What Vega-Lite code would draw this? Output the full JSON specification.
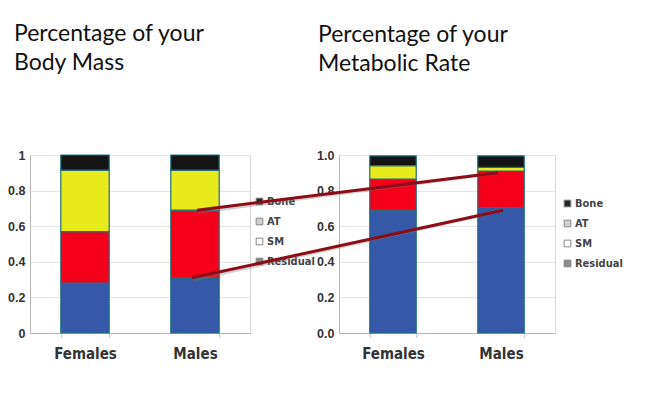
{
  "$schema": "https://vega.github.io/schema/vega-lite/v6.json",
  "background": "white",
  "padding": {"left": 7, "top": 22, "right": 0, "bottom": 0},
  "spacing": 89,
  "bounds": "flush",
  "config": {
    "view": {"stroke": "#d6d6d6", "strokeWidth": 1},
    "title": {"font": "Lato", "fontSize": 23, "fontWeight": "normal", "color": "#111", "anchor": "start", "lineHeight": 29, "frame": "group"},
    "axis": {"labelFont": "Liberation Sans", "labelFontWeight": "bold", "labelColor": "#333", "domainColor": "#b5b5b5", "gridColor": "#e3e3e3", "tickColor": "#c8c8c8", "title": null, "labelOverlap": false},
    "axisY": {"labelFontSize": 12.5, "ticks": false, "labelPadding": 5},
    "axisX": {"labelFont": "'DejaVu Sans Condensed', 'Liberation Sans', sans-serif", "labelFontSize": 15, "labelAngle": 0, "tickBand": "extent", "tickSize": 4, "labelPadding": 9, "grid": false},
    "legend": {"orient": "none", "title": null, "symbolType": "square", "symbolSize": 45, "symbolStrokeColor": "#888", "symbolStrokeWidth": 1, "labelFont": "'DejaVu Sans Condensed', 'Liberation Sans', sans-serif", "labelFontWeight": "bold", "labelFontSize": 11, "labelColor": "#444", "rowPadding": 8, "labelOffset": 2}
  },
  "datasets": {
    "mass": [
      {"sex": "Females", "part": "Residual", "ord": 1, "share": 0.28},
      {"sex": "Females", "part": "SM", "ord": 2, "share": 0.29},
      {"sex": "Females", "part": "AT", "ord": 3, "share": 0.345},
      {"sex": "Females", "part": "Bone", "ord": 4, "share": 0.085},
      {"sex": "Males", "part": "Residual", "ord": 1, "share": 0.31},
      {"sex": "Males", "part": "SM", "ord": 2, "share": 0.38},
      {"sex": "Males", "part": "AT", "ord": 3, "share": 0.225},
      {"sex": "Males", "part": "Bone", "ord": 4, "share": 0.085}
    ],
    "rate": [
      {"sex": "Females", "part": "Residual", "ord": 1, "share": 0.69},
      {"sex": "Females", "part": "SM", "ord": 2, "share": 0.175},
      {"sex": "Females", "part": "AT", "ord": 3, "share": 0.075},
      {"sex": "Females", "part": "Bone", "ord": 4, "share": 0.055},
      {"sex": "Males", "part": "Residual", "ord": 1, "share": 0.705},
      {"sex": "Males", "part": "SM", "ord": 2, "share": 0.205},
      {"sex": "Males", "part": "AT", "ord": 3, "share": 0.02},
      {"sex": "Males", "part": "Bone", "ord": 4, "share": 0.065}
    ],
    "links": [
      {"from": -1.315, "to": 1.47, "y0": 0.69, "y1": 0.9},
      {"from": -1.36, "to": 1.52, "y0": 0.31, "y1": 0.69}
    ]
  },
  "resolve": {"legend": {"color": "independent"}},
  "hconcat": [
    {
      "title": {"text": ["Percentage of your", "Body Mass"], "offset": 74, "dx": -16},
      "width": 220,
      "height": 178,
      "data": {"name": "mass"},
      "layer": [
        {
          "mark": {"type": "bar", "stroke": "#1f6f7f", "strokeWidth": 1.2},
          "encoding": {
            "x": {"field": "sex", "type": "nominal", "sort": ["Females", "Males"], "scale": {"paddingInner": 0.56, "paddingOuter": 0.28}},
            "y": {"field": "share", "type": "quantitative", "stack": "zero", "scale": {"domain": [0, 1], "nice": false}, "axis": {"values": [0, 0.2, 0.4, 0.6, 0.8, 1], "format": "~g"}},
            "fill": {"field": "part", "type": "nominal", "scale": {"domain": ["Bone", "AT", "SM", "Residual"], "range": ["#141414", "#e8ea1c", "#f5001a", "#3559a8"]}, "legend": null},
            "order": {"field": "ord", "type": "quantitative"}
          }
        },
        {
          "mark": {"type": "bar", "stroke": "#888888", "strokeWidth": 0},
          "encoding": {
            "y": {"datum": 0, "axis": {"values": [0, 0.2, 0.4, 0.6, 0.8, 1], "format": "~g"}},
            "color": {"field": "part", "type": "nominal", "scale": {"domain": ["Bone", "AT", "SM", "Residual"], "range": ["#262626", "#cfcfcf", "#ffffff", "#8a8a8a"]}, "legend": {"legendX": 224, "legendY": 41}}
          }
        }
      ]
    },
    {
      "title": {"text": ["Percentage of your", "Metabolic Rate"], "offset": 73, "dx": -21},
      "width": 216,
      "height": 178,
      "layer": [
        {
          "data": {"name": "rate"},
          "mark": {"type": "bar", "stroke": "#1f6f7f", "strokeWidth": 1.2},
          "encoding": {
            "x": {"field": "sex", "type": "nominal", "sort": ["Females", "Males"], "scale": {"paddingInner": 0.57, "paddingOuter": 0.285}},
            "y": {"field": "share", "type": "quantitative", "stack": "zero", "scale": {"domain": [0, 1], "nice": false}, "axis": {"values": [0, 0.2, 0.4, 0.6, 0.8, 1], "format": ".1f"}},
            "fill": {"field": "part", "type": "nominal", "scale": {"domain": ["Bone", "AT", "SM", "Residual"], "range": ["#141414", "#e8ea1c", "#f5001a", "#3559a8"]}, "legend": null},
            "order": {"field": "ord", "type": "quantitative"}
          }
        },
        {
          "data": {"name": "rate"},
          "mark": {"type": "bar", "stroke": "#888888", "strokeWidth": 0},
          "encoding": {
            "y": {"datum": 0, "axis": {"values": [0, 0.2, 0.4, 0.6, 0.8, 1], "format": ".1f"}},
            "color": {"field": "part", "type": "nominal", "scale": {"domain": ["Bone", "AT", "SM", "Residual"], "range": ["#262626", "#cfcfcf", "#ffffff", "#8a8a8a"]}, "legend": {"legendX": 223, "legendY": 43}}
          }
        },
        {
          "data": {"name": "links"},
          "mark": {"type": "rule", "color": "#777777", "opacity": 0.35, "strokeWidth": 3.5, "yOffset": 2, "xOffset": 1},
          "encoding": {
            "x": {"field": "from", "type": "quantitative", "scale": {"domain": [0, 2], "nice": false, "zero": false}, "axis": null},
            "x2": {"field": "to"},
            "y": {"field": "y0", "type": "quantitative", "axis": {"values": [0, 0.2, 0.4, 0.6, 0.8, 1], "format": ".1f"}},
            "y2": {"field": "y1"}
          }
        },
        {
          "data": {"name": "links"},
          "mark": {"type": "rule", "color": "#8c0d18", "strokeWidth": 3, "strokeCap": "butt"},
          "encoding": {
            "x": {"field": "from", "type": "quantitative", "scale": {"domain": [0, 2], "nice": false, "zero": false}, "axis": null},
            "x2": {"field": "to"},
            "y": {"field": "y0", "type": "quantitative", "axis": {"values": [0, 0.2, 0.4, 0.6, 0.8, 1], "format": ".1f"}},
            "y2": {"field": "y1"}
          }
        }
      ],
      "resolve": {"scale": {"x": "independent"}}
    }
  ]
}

━━━━

Aim
The material above must be printed exactly, with its pictures left out.

Written response
What Vega-Lite code would draw this? Output the full JSON specification.
{
  "$schema": "https://vega.github.io/schema/vega-lite/v6.json",
  "background": "white",
  "padding": {"left": 7, "top": 22, "right": 0, "bottom": 0},
  "spacing": 89,
  "bounds": "flush",
  "config": {
    "view": {"stroke": "#d6d6d6", "strokeWidth": 1},
    "title": {"font": "Lato", "fontSize": 23, "fontWeight": "normal", "color": "#111", "anchor": "start", "lineHeight": 29, "frame": "group"},
    "axis": {"labelFont": "Liberation Sans", "labelFontWeight": "bold", "labelColor": "#333", "domainColor": "#b5b5b5", "gridColor": "#e3e3e3", "tickColor": "#c8c8c8", "title": null, "labelOverlap": false},
    "axisY": {"labelFontSize": 12.5, "ticks": false, "labelPadding": 5},
    "axisX": {"labelFont": "'DejaVu Sans Condensed', 'Liberation Sans', sans-serif", "labelFontSize": 15, "labelAngle": 0, "tickBand": "extent", "tickSize": 4, "labelPadding": 9, "grid": false},
    "legend": {"orient": "none", "title": null, "symbolType": "square", "symbolSize": 45, "symbolStrokeColor": "#888", "symbolStrokeWidth": 1, "labelFont": "'DejaVu Sans Condensed', 'Liberation Sans', sans-serif", "labelFontWeight": "bold", "labelFontSize": 11, "labelColor": "#444", "rowPadding": 8, "labelOffset": 2}
  },
  "datasets": {
    "mass": [
      {"sex": "Females", "part": "Residual", "ord": 1, "share": 0.28},
      {"sex": "Females", "part": "SM", "ord": 2, "share": 0.29},
      {"sex": "Females", "part": "AT", "ord": 3, "share": 0.345},
      {"sex": "Females", "part": "Bone", "ord": 4, "share": 0.085},
      {"sex": "Males", "part": "Residual", "ord": 1, "share": 0.31},
      {"sex": "Males", "part": "SM", "ord": 2, "share": 0.38},
      {"sex": "Males", "part": "AT", "ord": 3, "share": 0.225},
      {"sex": "Males", "part": "Bone", "ord": 4, "share": 0.085}
    ],
    "rate": [
      {"sex": "Females", "part": "Residual", "ord": 1, "share": 0.69},
      {"sex": "Females", "part": "SM", "ord": 2, "share": 0.175},
      {"sex": "Females", "part": "AT", "ord": 3, "share": 0.075},
      {"sex": "Females", "part": "Bone", "ord": 4, "share": 0.055},
      {"sex": "Males", "part": "Residual", "ord": 1, "share": 0.705},
      {"sex": "Males", "part": "SM", "ord": 2, "share": 0.205},
      {"sex": "Males", "part": "AT", "ord": 3, "share": 0.02},
      {"sex": "Males", "part": "Bone", "ord": 4, "share": 0.065}
    ],
    "links": [
      {"from": -1.315, "to": 1.47, "y0": 0.69, "y1": 0.9},
      {"from": -1.36, "to": 1.52, "y0": 0.31, "y1": 0.69}
    ]
  },
  "resolve": {"legend": {"color": "independent"}},
  "hconcat": [
    {
      "title": {"text": ["Percentage of your", "Body Mass"], "offset": 74, "dx": -16},
      "width": 220,
      "height": 178,
      "data": {"name": "mass"},
      "layer": [
        {
          "mark": {"type": "bar", "stroke": "#1f6f7f", "strokeWidth": 1.2},
          "encoding": {
            "x": {"field": "sex", "type": "nominal", "sort": ["Females", "Males"], "scale": {"paddingInner": 0.56, "paddingOuter": 0.28}},
            "y": {"field": "share", "type": "quantitative", "stack": "zero", "scale": {"domain": [0, 1], "nice": false}, "axis": {"values": [0, 0.2, 0.4, 0.6, 0.8, 1], "format": "~g"}},
            "fill": {"field": "part", "type": "nominal", "scale": {"domain": ["Bone", "AT", "SM", "Residual"], "range": ["#141414", "#e8ea1c", "#f5001a", "#3559a8"]}, "legend": null},
            "order": {"field": "ord", "type": "quantitative"}
          }
        },
        {
          "mark": {"type": "bar", "stroke": "#888888", "strokeWidth": 0},
          "encoding": {
            "y": {"datum": 0, "axis": {"values": [0, 0.2, 0.4, 0.6, 0.8, 1], "format": "~g"}},
            "color": {"field": "part", "type": "nominal", "scale": {"domain": ["Bone", "AT", "SM", "Residual"], "range": ["#262626", "#cfcfcf", "#ffffff", "#8a8a8a"]}, "legend": {"legendX": 224, "legendY": 41}}
          }
        }
      ]
    },
    {
      "title": {"text": ["Percentage of your", "Metabolic Rate"], "offset": 73, "dx": -21},
      "width": 216,
      "height": 178,
      "layer": [
        {
          "data": {"name": "rate"},
          "mark": {"type": "bar", "stroke": "#1f6f7f", "strokeWidth": 1.2},
          "encoding": {
            "x": {"field": "sex", "type": "nominal", "sort": ["Females", "Males"], "scale": {"paddingInner": 0.57, "paddingOuter": 0.285}},
            "y": {"field": "share", "type": "quantitative", "stack": "zero", "scale": {"domain": [0, 1], "nice": false}, "axis": {"values": [0, 0.2, 0.4, 0.6, 0.8, 1], "format": ".1f"}},
            "fill": {"field": "part", "type": "nominal", "scale": {"domain": ["Bone", "AT", "SM", "Residual"], "range": ["#141414", "#e8ea1c", "#f5001a", "#3559a8"]}, "legend": null},
            "order": {"field": "ord", "type": "quantitative"}
          }
        },
        {
          "data": {"name": "rate"},
          "mark": {"type": "bar", "stroke": "#888888", "strokeWidth": 0},
          "encoding": {
            "y": {"datum": 0, "axis": {"values": [0, 0.2, 0.4, 0.6, 0.8, 1], "format": ".1f"}},
            "color": {"field": "part", "type": "nominal", "scale": {"domain": ["Bone", "AT", "SM", "Residual"], "range": ["#262626", "#cfcfcf", "#ffffff", "#8a8a8a"]}, "legend": {"legendX": 223, "legendY": 43}}
          }
        },
        {
          "data": {"name": "links"},
          "mark": {"type": "rule", "color": "#777777", "opacity": 0.35, "strokeWidth": 3.5, "yOffset": 2, "xOffset": 1},
          "encoding": {
            "x": {"field": "from", "type": "quantitative", "scale": {"domain": [0, 2], "nice": false, "zero": false}, "axis": null},
            "x2": {"field": "to"},
            "y": {"field": "y0", "type": "quantitative", "axis": {"values": [0, 0.2, 0.4, 0.6, 0.8, 1], "format": ".1f"}},
            "y2": {"field": "y1"}
          }
        },
        {
          "data": {"name": "links"},
          "mark": {"type": "rule", "color": "#8c0d18", "strokeWidth": 3, "strokeCap": "butt"},
          "encoding": {
            "x": {"field": "from", "type": "quantitative", "scale": {"domain": [0, 2], "nice": false, "zero": false}, "axis": null},
            "x2": {"field": "to"},
            "y": {"field": "y0", "type": "quantitative", "axis": {"values": [0, 0.2, 0.4, 0.6, 0.8, 1], "format": ".1f"}},
            "y2": {"field": "y1"}
          }
        }
      ],
      "resolve": {"scale": {"x": "independent"}}
    }
  ]
}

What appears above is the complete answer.